Beijing: China, Japan and South Korea are expected to kick off negotiations for a trilateral free trade agreement after completing an ongoing feasibility study in 2012, a Chinese newspaper reported on Thursday, quoting a senior government official.
Vice commerce minister Yi Xiaozhun was quoted as telling the China Daily that the move is intended to reduce the three countries’ reliance on the United States and the European Union as the US economy slumps and Europe suffers from the debt crisis.
“The financial crisis has made us aware of the huge risks if we continuously bet on the US and the EU to spur exports,” Yi was quoted as saying on the sidelines of a meeting of the joint study committee in Weihai, Shandong Province.

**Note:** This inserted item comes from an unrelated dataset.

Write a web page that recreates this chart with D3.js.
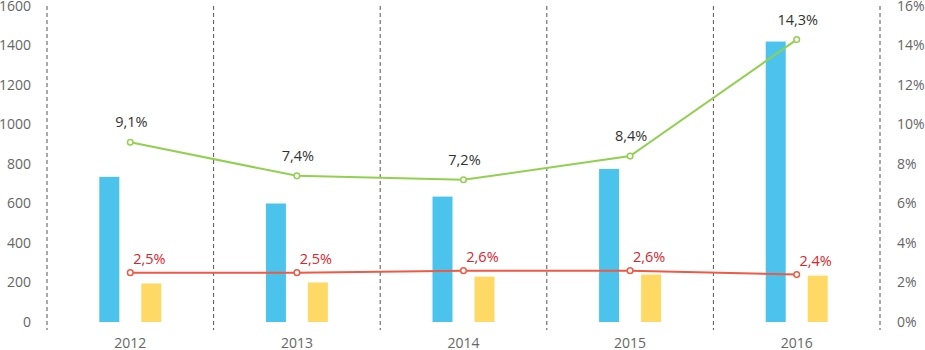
<!DOCTYPE html>
<html>
<head>
<meta charset="utf-8">
<script src="https://cdn.jsdelivr.net/npm/d3@7"></script>
<style>
  body { margin: 0; background: #fff; }
  text { font-family: "Open Sans", sans-serif; }
</style>
</head>
<body>
<div id="container"></div>
<script>
/* data */
const years = ["2012", "2013", "2014", "2015", "2016"];
const blueValues = [735, 600, 635, 775, 1420];
const yellowValues = [195, 200, 230, 240, 235];
const greenPct = [9.1, 7.4, 7.2, 8.4, 14.3];
const redPct = [2.5, 2.5, 2.6, 2.6, 2.4];
const leftTicks = [0, 200, 400, 600, 800, 1000, 1200, 1400, 1600];
const rightTicks = [0, 2, 4, 6, 8, 10, 12, 14, 16];

const width = 925, height = 350;
const margin = {top: 6, right: 45, bottom: 28, left: 47};
const barW = 20;

const svg = d3.select("#container").append("svg")
  .attr("width", width).attr("height", height);

const x = d3.scaleBand().domain(years)
  .range([margin.left, width - margin.right]);
const yL = d3.scaleLinear().domain([0, 1600])
  .range([height - margin.bottom, margin.top]);
const yR = d3.scaleLinear().domain([0, 16])
  .range([height - margin.bottom, margin.top]);
const cx = d => x(d) + x.bandwidth() / 2;
const fmt = v => d3.format(".1f")(v).replace(".", ",") + "%";

// dashed separators
const seps = years.map(d => x(d)).concat([x(years[4]) + x.bandwidth()]);
svg.selectAll(".sep").data(seps).join("line")
  .attr("x1", d => d).attr("x2", d => d)
  .attr("y1", margin.top).attr("y2", height - margin.bottom + 8)
  .attr("stroke", "#555").attr("stroke-width", 1)
  .attr("stroke-dasharray", "4,3");

// left axis
svg.append("g")
  .attr("transform", `translate(${margin.left - 16},0)`)
  .call(d3.axisLeft(yL).tickValues(leftTicks).tickSize(0).tickPadding(0)
    .tickFormat(d3.format("d")))
  .call(g => g.select(".domain").remove())
  .selectAll("text").attr("fill", "#666").attr("font-size", "14px")
  .attr("font-family", "'Open Sans', sans-serif");

// right axis
svg.append("g")
  .attr("transform", `translate(${width - margin.right + 17},0)`)
  .call(d3.axisRight(yR).tickValues(rightTicks).tickSize(0).tickPadding(0)
    .tickFormat(d => d + "%"))
  .call(g => g.select(".domain").remove())
  .selectAll("text").attr("fill", "#666").attr("font-size", "14px")
  .attr("font-family", "'Open Sans', sans-serif");

// x labels
svg.selectAll(".xl").data(years).join("text")
  .attr("x", d => cx(d)).attr("y", height - 2)
  .attr("text-anchor", "middle").attr("fill", "#666")
  .attr("font-size", "14px").text(d => d);

// bars
svg.selectAll(".bb").data(years).join("rect")
  .attr("x", (d) => cx(d) - 21 - barW / 2)
  .attr("y", (d, i) => yL(blueValues[i]))
  .attr("width", barW)
  .attr("height", (d, i) => yL(0) - yL(blueValues[i]))
  .attr("fill", "#4cc3ec");

svg.selectAll(".yb").data(years).join("rect")
  .attr("x", (d) => cx(d) + 21 - barW / 2)
  .attr("y", (d, i) => yL(yellowValues[i]))
  .attr("width", barW)
  .attr("height", (d, i) => yL(0) - yL(yellowValues[i]))
  .attr("fill", "#ffd966");

// lines
function drawLine(vals, lineColor, labelColor, dx, dy) {
  const line = d3.line().x((d, i) => cx(years[i])).y(d => yR(d));
  svg.append("path").datum(vals).attr("d", line)
    .attr("fill", "none").attr("stroke", lineColor).attr("stroke-width", 2);
  svg.append("g").selectAll("circle").data(vals).join("circle")
    .attr("cx", (d, i) => cx(years[i])).attr("cy", d => yR(d)).attr("r", 2.8)
    .attr("fill", "#fff").attr("stroke", lineColor).attr("stroke-width", 1.5);
  svg.append("g").selectAll("text").data(vals).join("text")
    .attr("x", (d, i) => cx(years[i]) + dx).attr("y", d => yR(d) - dy)
    .attr("text-anchor", "middle").attr("fill", labelColor)
    .attr("font-size", "14.5px").text(d => fmt(d));
}
drawLine(greenPct, "#92d050", "#333", 1, 15);
drawLine(redPct, "#ee5a45", "#d9262e", 19, 9);
</script>
</body>
</html>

“A regional FTA that could help boost foreign trade and investment of the three nations, and reduce reliance on Western markets, is a way out,” he said.

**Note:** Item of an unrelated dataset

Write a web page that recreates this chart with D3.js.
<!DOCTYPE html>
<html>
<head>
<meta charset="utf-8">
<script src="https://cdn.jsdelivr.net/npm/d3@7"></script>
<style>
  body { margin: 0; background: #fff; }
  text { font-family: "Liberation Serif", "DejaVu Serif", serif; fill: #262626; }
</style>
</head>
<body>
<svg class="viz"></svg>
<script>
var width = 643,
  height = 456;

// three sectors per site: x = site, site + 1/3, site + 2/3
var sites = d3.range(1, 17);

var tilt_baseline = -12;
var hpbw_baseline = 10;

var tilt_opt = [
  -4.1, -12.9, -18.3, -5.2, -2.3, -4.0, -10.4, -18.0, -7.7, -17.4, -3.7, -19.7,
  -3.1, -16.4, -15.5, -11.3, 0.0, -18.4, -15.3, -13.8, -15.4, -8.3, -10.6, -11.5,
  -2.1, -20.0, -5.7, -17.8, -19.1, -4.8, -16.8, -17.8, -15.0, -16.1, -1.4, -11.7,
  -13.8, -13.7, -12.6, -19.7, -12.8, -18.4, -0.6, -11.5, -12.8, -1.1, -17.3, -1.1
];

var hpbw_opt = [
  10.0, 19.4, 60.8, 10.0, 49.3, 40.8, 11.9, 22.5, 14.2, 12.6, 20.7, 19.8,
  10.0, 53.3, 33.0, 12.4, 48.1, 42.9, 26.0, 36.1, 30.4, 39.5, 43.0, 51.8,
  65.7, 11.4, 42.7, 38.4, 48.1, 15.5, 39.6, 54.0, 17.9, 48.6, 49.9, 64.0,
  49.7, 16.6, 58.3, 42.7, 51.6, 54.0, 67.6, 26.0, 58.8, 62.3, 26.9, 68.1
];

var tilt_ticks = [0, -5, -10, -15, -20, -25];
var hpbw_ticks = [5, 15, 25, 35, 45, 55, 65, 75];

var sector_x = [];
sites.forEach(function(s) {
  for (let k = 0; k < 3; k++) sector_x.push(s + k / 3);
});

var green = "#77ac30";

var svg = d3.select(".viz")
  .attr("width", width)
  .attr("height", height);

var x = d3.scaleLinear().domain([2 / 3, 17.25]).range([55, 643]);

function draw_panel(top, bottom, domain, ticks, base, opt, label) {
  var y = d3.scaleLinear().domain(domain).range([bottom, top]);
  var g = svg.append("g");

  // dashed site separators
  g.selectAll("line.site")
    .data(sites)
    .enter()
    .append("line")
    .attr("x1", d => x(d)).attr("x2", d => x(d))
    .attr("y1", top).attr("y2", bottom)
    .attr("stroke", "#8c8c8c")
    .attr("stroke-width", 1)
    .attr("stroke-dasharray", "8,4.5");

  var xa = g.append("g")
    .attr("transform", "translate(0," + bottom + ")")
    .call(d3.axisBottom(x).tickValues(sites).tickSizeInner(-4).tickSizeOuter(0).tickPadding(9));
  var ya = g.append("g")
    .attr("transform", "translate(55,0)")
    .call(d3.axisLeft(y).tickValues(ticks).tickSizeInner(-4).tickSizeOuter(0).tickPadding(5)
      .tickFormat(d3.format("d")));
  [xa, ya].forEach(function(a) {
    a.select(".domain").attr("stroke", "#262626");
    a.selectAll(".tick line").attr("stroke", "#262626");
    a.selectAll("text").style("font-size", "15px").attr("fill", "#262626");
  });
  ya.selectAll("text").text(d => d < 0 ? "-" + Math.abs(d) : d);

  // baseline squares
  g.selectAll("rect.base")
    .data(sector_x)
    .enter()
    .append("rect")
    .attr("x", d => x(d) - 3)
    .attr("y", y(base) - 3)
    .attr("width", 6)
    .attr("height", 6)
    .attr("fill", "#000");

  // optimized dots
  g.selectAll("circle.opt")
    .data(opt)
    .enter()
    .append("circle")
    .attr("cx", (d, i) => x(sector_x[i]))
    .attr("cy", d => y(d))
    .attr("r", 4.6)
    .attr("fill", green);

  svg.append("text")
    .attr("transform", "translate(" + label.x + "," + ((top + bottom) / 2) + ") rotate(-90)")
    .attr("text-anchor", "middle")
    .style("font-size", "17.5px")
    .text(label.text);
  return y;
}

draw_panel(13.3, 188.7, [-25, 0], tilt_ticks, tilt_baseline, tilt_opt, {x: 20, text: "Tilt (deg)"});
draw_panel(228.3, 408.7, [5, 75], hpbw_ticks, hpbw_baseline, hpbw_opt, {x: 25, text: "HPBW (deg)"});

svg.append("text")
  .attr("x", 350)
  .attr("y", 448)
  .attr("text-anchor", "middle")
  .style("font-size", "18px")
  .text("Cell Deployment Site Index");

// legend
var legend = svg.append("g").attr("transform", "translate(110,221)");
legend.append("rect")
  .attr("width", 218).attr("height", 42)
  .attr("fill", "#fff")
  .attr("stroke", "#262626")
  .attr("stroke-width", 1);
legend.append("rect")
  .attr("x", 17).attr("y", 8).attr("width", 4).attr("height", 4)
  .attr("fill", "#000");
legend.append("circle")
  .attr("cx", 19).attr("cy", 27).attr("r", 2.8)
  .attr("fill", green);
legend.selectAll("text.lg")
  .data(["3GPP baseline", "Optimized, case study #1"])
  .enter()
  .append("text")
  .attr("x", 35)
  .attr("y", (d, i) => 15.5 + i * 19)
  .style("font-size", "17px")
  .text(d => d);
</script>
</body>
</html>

China and South Korea are expected to start FTA talks next year.
While stressing the importance of the trilateral FTA as a steppingstone for regional integration, Yi acknowledged that there are “hard nuts” to crack during negotiations, according to the paper.
“The agriculture sector is sensitive for Japanese and (South) Korean counterparts, but the opening of industrial sectors including steel, chemicals and the auto industry will affect Chinese industry,” he was quoted as saying.
“However, we are confident that we can tackle all the problems step by step,” the vice minister said.
The envisaged trilateral FTA would be the world’s third largest after the European Union and the North American Free Trade Agreement, according to Zhang Xiaoji, a senior researcher at the State Council’s Development Research Center and a member of the joint study committee.